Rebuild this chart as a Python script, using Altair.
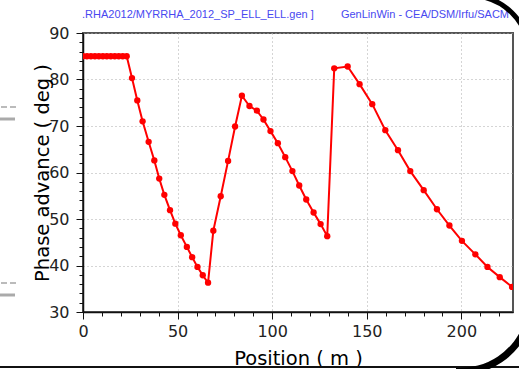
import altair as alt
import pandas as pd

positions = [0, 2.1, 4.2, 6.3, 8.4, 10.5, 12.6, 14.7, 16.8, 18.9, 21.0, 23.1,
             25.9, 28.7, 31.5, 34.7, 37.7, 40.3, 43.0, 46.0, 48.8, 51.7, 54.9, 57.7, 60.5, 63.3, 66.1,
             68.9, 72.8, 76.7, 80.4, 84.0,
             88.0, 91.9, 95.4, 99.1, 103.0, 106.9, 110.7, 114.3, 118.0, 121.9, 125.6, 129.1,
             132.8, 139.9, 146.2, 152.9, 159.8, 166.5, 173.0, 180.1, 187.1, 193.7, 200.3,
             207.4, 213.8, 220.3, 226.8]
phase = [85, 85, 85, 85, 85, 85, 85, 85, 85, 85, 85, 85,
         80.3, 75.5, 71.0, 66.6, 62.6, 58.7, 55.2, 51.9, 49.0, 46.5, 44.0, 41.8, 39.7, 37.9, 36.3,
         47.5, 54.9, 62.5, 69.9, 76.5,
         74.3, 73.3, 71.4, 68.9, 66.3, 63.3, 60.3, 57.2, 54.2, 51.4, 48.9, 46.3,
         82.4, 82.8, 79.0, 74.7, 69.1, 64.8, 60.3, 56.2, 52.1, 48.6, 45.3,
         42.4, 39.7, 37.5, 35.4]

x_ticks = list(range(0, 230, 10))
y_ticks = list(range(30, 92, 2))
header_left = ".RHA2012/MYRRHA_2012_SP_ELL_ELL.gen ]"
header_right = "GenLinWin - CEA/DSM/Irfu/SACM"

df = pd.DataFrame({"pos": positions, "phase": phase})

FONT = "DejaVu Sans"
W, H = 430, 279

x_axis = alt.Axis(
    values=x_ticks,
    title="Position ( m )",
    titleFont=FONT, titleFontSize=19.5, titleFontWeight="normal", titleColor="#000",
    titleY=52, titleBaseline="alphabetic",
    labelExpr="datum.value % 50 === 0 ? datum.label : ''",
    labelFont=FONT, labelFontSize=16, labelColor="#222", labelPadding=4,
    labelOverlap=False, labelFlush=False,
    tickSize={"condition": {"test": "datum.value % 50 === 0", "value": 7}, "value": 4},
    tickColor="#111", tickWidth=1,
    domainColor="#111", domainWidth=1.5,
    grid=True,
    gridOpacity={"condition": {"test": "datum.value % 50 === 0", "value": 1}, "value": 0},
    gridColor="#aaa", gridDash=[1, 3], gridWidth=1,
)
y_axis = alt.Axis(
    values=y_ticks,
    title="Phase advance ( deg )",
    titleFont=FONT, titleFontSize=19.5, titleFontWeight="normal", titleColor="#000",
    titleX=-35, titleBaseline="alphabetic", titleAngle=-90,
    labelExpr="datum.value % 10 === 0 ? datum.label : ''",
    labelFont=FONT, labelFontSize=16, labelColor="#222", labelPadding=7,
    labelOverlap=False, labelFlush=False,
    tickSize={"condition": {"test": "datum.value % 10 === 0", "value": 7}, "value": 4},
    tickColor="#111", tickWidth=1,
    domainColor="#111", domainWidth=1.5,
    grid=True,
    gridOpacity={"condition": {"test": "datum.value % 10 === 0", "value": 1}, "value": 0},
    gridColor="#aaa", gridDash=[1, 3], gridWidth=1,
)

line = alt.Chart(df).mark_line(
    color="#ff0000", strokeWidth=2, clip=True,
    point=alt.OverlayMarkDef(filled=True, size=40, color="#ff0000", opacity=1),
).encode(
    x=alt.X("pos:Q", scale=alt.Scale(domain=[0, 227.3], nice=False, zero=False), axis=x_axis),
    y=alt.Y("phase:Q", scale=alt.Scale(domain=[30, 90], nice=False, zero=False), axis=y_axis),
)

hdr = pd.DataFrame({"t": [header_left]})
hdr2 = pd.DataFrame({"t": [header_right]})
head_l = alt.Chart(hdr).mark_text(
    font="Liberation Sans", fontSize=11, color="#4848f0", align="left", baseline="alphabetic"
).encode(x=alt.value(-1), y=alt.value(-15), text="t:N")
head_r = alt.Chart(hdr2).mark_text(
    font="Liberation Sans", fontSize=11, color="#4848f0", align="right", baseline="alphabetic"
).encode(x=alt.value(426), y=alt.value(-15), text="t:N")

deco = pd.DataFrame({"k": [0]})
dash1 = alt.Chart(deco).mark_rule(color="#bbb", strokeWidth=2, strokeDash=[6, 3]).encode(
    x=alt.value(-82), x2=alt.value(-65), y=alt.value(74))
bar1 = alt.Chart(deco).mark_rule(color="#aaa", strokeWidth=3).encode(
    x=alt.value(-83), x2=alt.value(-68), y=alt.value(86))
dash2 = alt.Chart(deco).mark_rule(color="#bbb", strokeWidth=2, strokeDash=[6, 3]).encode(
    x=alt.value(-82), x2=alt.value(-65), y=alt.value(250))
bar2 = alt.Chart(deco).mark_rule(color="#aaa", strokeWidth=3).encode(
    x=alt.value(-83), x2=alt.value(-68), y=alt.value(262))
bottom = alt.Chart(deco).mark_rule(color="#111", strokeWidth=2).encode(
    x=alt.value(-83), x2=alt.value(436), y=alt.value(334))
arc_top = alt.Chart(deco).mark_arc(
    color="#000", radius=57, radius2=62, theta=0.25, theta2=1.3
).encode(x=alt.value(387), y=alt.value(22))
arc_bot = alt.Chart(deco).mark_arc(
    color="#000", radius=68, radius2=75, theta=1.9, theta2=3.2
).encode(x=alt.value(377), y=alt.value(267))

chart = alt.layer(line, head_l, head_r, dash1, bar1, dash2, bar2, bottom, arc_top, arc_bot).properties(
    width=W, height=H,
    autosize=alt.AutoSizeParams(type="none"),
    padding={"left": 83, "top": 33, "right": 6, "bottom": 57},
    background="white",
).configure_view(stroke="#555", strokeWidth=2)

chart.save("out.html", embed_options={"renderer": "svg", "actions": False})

··········

--- Task requirements ---
Copy the listing in full and without alteration, omitting every picture.

--- Final answer ---
Rebuild this chart as a Python script, using Altair.
import altair as alt
import pandas as pd

positions = [0, 2.1, 4.2, 6.3, 8.4, 10.5, 12.6, 14.7, 16.8, 18.9, 21.0, 23.1,
             25.9, 28.7, 31.5, 34.7, 37.7, 40.3, 43.0, 46.0, 48.8, 51.7, 54.9, 57.7, 60.5, 63.3, 66.1,
             68.9, 72.8, 76.7, 80.4, 84.0,
             88.0, 91.9, 95.4, 99.1, 103.0, 106.9, 110.7, 114.3, 118.0, 121.9, 125.6, 129.1,
             132.8, 139.9, 146.2, 152.9, 159.8, 166.5, 173.0, 180.1, 187.1, 193.7, 200.3,
             207.4, 213.8, 220.3, 226.8]
phase = [85, 85, 85, 85, 85, 85, 85, 85, 85, 85, 85, 85,
         80.3, 75.5, 71.0, 66.6, 62.6, 58.7, 55.2, 51.9, 49.0, 46.5, 44.0, 41.8, 39.7, 37.9, 36.3,
         47.5, 54.9, 62.5, 69.9, 76.5,
         74.3, 73.3, 71.4, 68.9, 66.3, 63.3, 60.3, 57.2, 54.2, 51.4, 48.9, 46.3,
         82.4, 82.8, 79.0, 74.7, 69.1, 64.8, 60.3, 56.2, 52.1, 48.6, 45.3,
         42.4, 39.7, 37.5, 35.4]

x_ticks = list(range(0, 230, 10))
y_ticks = list(range(30, 92, 2))
header_left = ".RHA2012/MYRRHA_2012_SP_ELL_ELL.gen ]"
header_right = "GenLinWin - CEA/DSM/Irfu/SACM"

df = pd.DataFrame({"pos": positions, "phase": phase})

FONT = "DejaVu Sans"
W, H = 430, 279

x_axis = alt.Axis(
    values=x_ticks,
    title="Position ( m )",
    titleFont=FONT, titleFontSize=19.5, titleFontWeight="normal", titleColor="#000",
    titleY=52, titleBaseline="alphabetic",
    labelExpr="datum.value % 50 === 0 ? datum.label : ''",
    labelFont=FONT, labelFontSize=16, labelColor="#222", labelPadding=4,
    labelOverlap=False, labelFlush=False,
    tickSize={"condition": {"test": "datum.value % 50 === 0", "value": 7}, "value": 4},
    tickColor="#111", tickWidth=1,
    domainColor="#111", domainWidth=1.5,
    grid=True,
    gridOpacity={"condition": {"test": "datum.value % 50 === 0", "value": 1}, "value": 0},
    gridColor="#aaa", gridDash=[1, 3], gridWidth=1,
)
y_axis = alt.Axis(
    values=y_ticks,
    title="Phase advance ( deg )",
    titleFont=FONT, titleFontSize=19.5, titleFontWeight="normal", titleColor="#000",
    titleX=-35, titleBaseline="alphabetic", titleAngle=-90,
    labelExpr="datum.value % 10 === 0 ? datum.label : ''",
    labelFont=FONT, labelFontSize=16, labelColor="#222", labelPadding=7,
    labelOverlap=False, labelFlush=False,
    tickSize={"condition": {"test": "datum.value % 10 === 0", "value": 7}, "value": 4},
    tickColor="#111", tickWidth=1,
    domainColor="#111", domainWidth=1.5,
    grid=True,
    gridOpacity={"condition": {"test": "datum.value % 10 === 0", "value": 1}, "value": 0},
    gridColor="#aaa", gridDash=[1, 3], gridWidth=1,
)

line = alt.Chart(df).mark_line(
    color="#ff0000", strokeWidth=2, clip=True,
    point=alt.OverlayMarkDef(filled=True, size=40, color="#ff0000", opacity=1),
).encode(
    x=alt.X("pos:Q", scale=alt.Scale(domain=[0, 227.3], nice=False, zero=False), axis=x_axis),
    y=alt.Y("phase:Q", scale=alt.Scale(domain=[30, 90], nice=False, zero=False), axis=y_axis),
)

hdr = pd.DataFrame({"t": [header_left]})
hdr2 = pd.DataFrame({"t": [header_right]})
head_l = alt.Chart(hdr).mark_text(
    font="Liberation Sans", fontSize=11, color="#4848f0", align="left", baseline="alphabetic"
).encode(x=alt.value(-1), y=alt.value(-15), text="t:N")
head_r = alt.Chart(hdr2).mark_text(
    font="Liberation Sans", fontSize=11, color="#4848f0", align="right", baseline="alphabetic"
).encode(x=alt.value(426), y=alt.value(-15), text="t:N")

deco = pd.DataFrame({"k": [0]})
dash1 = alt.Chart(deco).mark_rule(color="#bbb", strokeWidth=2, strokeDash=[6, 3]).encode(
    x=alt.value(-82), x2=alt.value(-65), y=alt.value(74))
bar1 = alt.Chart(deco).mark_rule(color="#aaa", strokeWidth=3).encode(
    x=alt.value(-83), x2=alt.value(-68), y=alt.value(86))
dash2 = alt.Chart(deco).mark_rule(color="#bbb", strokeWidth=2, strokeDash=[6, 3]).encode(
    x=alt.value(-82), x2=alt.value(-65), y=alt.value(250))
bar2 = alt.Chart(deco).mark_rule(color="#aaa", strokeWidth=3).encode(
    x=alt.value(-83), x2=alt.value(-68), y=alt.value(262))
bottom = alt.Chart(deco).mark_rule(color="#111", strokeWidth=2).encode(
    x=alt.value(-83), x2=alt.value(436), y=alt.value(334))
arc_top = alt.Chart(deco).mark_arc(
    color="#000", radius=57, radius2=62, theta=0.25, theta2=1.3
).encode(x=alt.value(387), y=alt.value(22))
arc_bot = alt.Chart(deco).mark_arc(
    color="#000", radius=68, radius2=75, theta=1.9, theta2=3.2
).encode(x=alt.value(377), y=alt.value(267))

chart = alt.layer(line, head_l, head_r, dash1, bar1, dash2, bar2, bottom, arc_top, arc_bot).properties(
    width=W, height=H,
    autosize=alt.AutoSizeParams(type="none"),
    padding={"left": 83, "top": 33, "right": 6, "bottom": 57},
    background="white",
).configure_view(stroke="#555", strokeWidth=2)

chart.save("out.html", embed_options={"renderer": "svg", "actions": False})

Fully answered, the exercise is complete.